Association commerciale d’échanges.
Nous avons inséré dans le n° 6 du journal une lettre signée J.... qui annonçait une série d’attaques contre le système d’échanges, proposé par M. Mazel jeune, de Paris, établi récemment à Lyon. M. Mazel nous adressa immédiatement une lettre signée de lui et de MM. J. Dubroca et Laget, par laquelle ces messieurs priaient M. J.... de poser les objections qu’il avait à faire, et s’engageaient d’y répondre ; le public aurait été juge. M. J.... n’a rien répondu ; cela nous a démontré l’inconvénient d’accueillir des lettres anonymes qui compromettent notre responsabilité seule, et dorénavant nous en refuserons l’insertion toutes les fois que l’auteur ne se sera pas fait connaître à nous, au moins confidentiellement.
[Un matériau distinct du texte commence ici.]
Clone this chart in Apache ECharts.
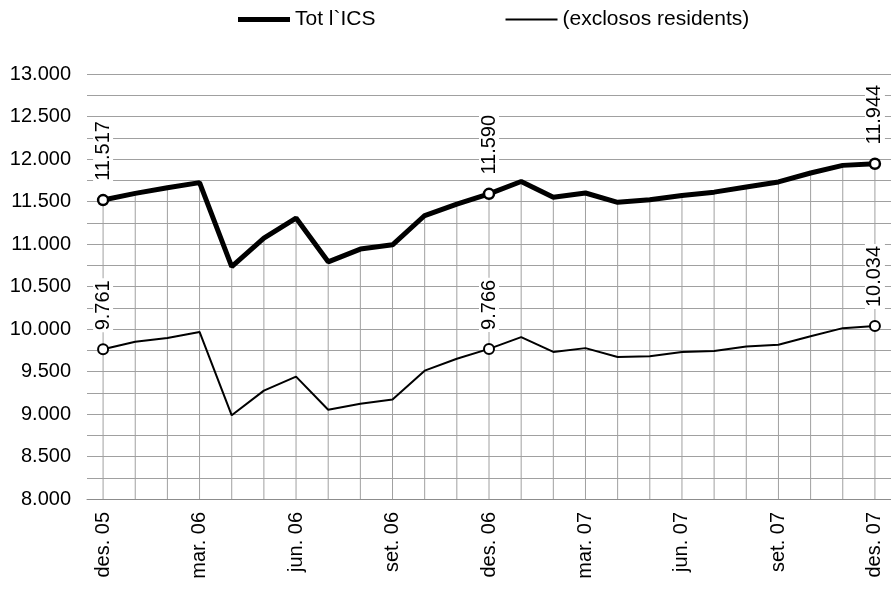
<!DOCTYPE html>
<html>
<head>
<meta charset="utf-8">
<script src="https://cdn.jsdelivr.net/npm/echarts@6/dist/echarts.min.js"></script>
<style>html,body{margin:0;padding:0;background:#fff;}#c{width:891px;height:589px;}</style>
</head>
<body>
<div id="c"></div>
<script>
const categories = ['des. 05','gen. 06','febr. 06','mar. 06','abr. 06','maig 06','jun. 06','jul. 06','ag. 06','set. 06','oct. 06','nov. 06',
  'des. 06','gen. 07','febr. 07','mar. 07','abr. 07','maig 07','jun. 07','jul. 07','ag. 07','set. 07','oct. 07','nov. 07','des. 07'];
const totICS = [11517,11596,11662,11722,10735,11070,11305,10790,10940,10990,11335,11470,
  11590,11735,11550,11600,11490,11520,11570,11610,11670,11730,11835,11925,11944];
const exclososResidents = [9761,9850,9895,9965,8985,9275,9440,9050,9120,9170,9510,9650,
  9766,9905,9730,9775,9670,9680,9730,9740,9795,9815,9915,10010,10034];
const labelledIndices = [0,12,24];
const seriesNames = ['Tot l`ICS','(exclosos residents)'];
const Y_MIN = 8000, Y_MAX = 13000, Y_STEP = 500;

const fmt = v => String(v).replace(/\B(?=(\d{3})+(?!\d))/g, '.');
const FONT = 'Liberation Sans, Arial, sans-serif';

function buildData(values, borderW) {
  return values.map((v, i) => {
    if (labelledIndices.includes(i)) {
      return {
        value: v,
        symbol: 'circle',
        symbolSize: 10,
        itemStyle: {color: '#fff', borderColor: '#000', borderWidth: borderW},
        label: {
          show: true, position: 'top', distance: 11, rotate: 90,
          align: 'left', verticalAlign: 'middle',
          formatter: () => fmt(v),
          fontFamily: FONT, fontSize: 20, color: '#000',
          backgroundColor: '#fff', padding: [0, 2, 0, 2]
        }
      };
    }
    return {value: v, symbol: 'none'};
  });
}

const chart = echarts.init(document.getElementById('c'));
chart.setOption({
  animation: false,
  backgroundColor: '#fff',
  legend: {
    left: 233, top: 4,
    itemWidth: 52, itemHeight: 14, itemGap: 130,
    textStyle: {fontFamily: FONT, fontSize: 21, color: '#000'},
    data: [
      {name: seriesNames[0], icon: 'path://M0,0H52V5H0Z', itemStyle: {color: '#000'}},
      {name: seriesNames[1], icon: 'path://M0,0H52V2H0Z', itemStyle: {color: '#000'}}
    ]
  },
  grid: {left: 87, top: 74, width: 808, height: 425, containLabel: false},
  xAxis: {
    type: 'category', data: categories, boundaryGap: true,
    axisLine: {show: true, lineStyle: {color: '#8c8c8c', width: 1}},
    axisTick: {show: false},
    splitLine: {show: false},
    axisLabel: {interval: 2, rotate: 90, margin: 13, fontFamily: FONT, fontSize: 20, color: '#000'}
  },
  yAxis: {
    type: 'value', min: Y_MIN, max: Y_MAX, interval: Y_STEP,
    axisLine: {show: false}, axisTick: {show: false},
    axisLabel: {formatter: fmt, margin: 16, fontFamily: FONT, fontSize: 20, color: '#000'},
    splitLine: {show: true, lineStyle: {color: '#a0a0a0', width: 1}},
    minorTick: {show: false, splitNumber: 2},
    minorSplitLine: {show: true, lineStyle: {color: '#a0a0a0', width: 1}}
  },
  series: [
    {
      type: 'custom', name: 'drop', z: 1, silent: true,
      encode: {x: 0, y: 1},
      data: totICS.map((v, i) => [i, v]),
      renderItem: (params, api) => {
        const top = api.coord([api.value(0), api.value(1)]);
        const bot = api.coord([api.value(0), Y_MIN]);
        return {type: 'line', shape: {x1: top[0], y1: top[1], x2: bot[0], y2: bot[1]},
          style: {stroke: '#a0a0a0', lineWidth: 1}};
      }
    },
    {
      type: 'line', name: seriesNames[0], z: 3,
      data: buildData(totICS, 2.5), showSymbol: true,
      lineStyle: {color: '#000', width: 5}, itemStyle: {color: '#000'}
    },
    {
      type: 'line', name: seriesNames[1], z: 3,
      data: buildData(exclososResidents, 2), showSymbol: true,
      lineStyle: {color: '#000', width: 2}, itemStyle: {color: '#000'}
    }
  ]
});
</script>
</body>
</html>
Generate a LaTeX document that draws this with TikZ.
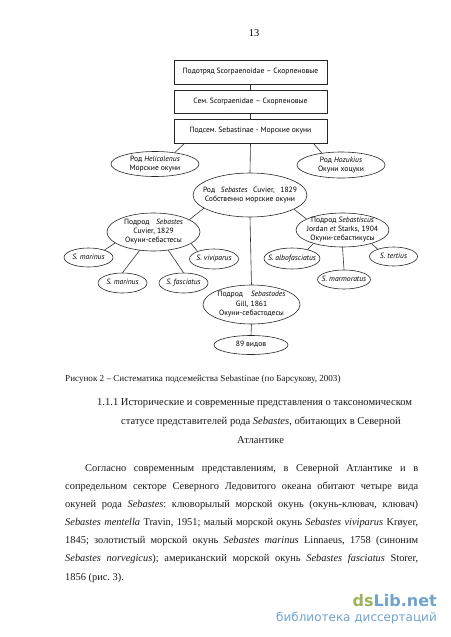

Nous n’avions pas voulu le faire à notre début ; mais nous suivrons l’usage universellement adopté par nos confrères.
Il nous importe qu’on ne puisse soupçonner aucun commérage entre nous et l’association d’échanges, pour procurer à cette dernière une facile victoire. En conséquence, et puisque M. J.... a oublié le devoir qu’il avait contracté envers nous, nous emprunterons à un autre journal les objections qu’un autre anonyme, M. X..., a soulevées contre l’association d’échanges. Ce sont les suivantes :
« Avancer que dans les transactions commerciales on peut arriver à se passer du numéraire, ou d’un signe quelconque qui serve d’intermédiaire entre les marchandises et de point de comparaison à leur valeur, est une chimère que l’on doit mettre en compagnie de la pierre philosophale et de la quadrature du cercle. Une semblable proposition ne saurait supporter l’examen. Les premiers hommes, dit-on, pratiquaient l’échange ; mais aujourd’hui, les plus sauvages des deux mondes ont leur numéraire qu’ils trouvent dans de simples coquillages.
Par quelle anomalie bizarre, les directeurs de l’échange, qui repoussent le numéraire comme une inutilité, se font-ils payer une commission de 4 pour cent ? C’est le plus beau démenti qu’ils puissent donner à leur système, et cette condition prouverait sans réplique, que le travailleur qui se lie à l’association doit toujours se procurer des espèces, ne serait-ce que pour acquitter les droits d’échanges.
Dans les 1 000 ou 1 200 adhésionnaires qu’a réunis la société d’échanges, les professions sont toutes hors de proportion. On trouve engagés des avocats et des médecins plus que la réunion ne fournira de procès et de malades ; on voit un grand nombre de professions qui ne sont nullement utiles aux besoins journaliers, tandis qu’il manque totalement de boulangers, de bouchers, d’épiciers ; c’est que ceux-ci ont trop bien compris qu’à leur égard l’échange était sans intérêt, sans objet ; leurs marchandises étant de première nécessité, l’argent ne peut jamais manquer de venir les chercher. On ne rencontre parmi les adhésionnaires ni bijoutiers, ni horlogers : ici la raison n’est pas difficile à saisir. »
Nous attendrons la réponse de MM. Mazel, Laget [3.1]et Dubroca. Toutes les opinions doivent pouvoir librement se produire ; ce n’est pas au journaliste à leur fermer l’issue. Pour nous, nous n’oublierons jamais ce devoir.